Of course, due to the subjective native of the MVP vote, Red Sox players have found themselves the focus of controversial outcomes, more often as the odd man out. Though Williams was honored twice in his illustrious career, there were also four instances in which he finished second in the voting where he might have been considered the more deserving candidate. In 1941, he batted .406, the last player to hit .400 or better in the regular season, but lost to New York Yankees outfielder Joe DiMaggio, who has amassed a 56-game hit streak that same year. The next year, he finished second again, this time to Yankees second baseman Joe Gordon, despite having won the batting Triple Crown with more hits in fewer at-bats, twice the number of home runs, and an OPS almost 250 point higher. In 1947, Williams again won the batting Triple Crown, the only player other than Roger Hornsby to win that recognition twice, yet he again lost to DiMaggio by a single point in the vote, again with far better numbers across the board. Finally, in 1957, he won the batting title with an impressive .388 average and hit 38 home runs while setting a modern-day record of reaching base in 16 consecutive at-bats, all at the age of 39, yet finished second once more to another legendary Yankees outfielder, Mickey Mantle.

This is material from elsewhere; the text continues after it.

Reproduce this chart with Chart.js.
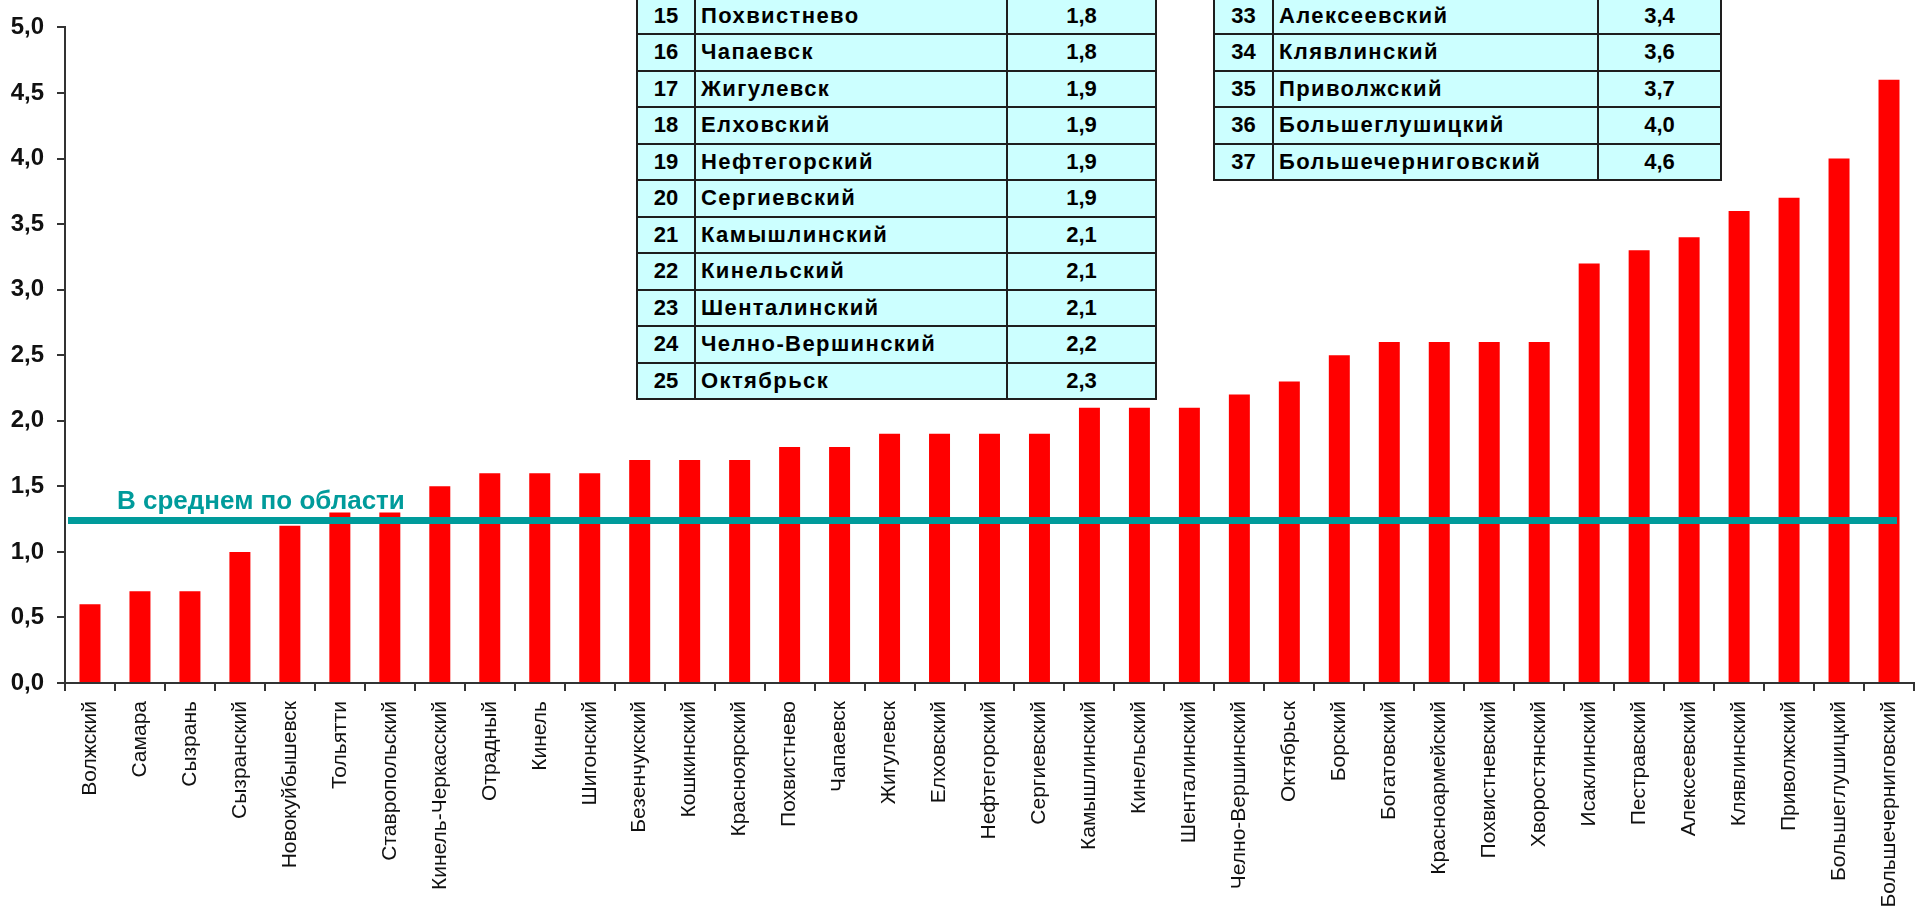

Other Boston players who fell just shy in the voting include Pedro Martinez, who had one of the best seasons ever by a pitcher in modern baseball history and won the pitching Triple Crown and the Cy Young award. Yet, despite having more first-place votes, he lost to catcher Ivan Rodriguez from the Texas Rangers by a narrow 13-point margin in the vote. It was later discovered that two sportswriters, which included George King from the New York Post, had omitted Martinez from their ballots with the argument that the contributions made by pitchers were not significant enough to earn MVP consideration, though King had included two pitchers on his ballot the previous season. David Ortiz also fell just short of the honor in 2005 as he finished behind Yankees third baseman Alex Rodriguez in the vote. Though both players finished the season with impressive numbers, the argument was made that Ortiz, as a designated hitter, did not contribute as much to his team’s success as Rodriguez, so much that two sportswriters left Ortiz off their ballots.

On the flipside, Vaughn finished a mere eight points ahead of Cleveland slugger Albert Belle in the 1995 vote, despite Belle having far more impressive numbers on offense, including a higher number of home runs, runs scored, RBI, slugging percentage, and total bases; he had also become the first player in major league history to hit 50 doubles and 50 home runs in the same season that same year. Vaughn, however, had a far better relationship with fans and the media, whereas Belle routinely refused to grant interviews to reporters and had engaged in several controversial incidents with fans both at and away from the park. Ted Williams was also well-known for his sour relationship with the media, whom he mockingly referred to as the “kinights of the keyboard,” and, like Belle, may have been the reason in part for losing several close MVP ballots.

[1] Deane, Bill, Thron, John, and Palmer, Pete. Total Baseball. HarpersCollins Publishers, New York, 1993.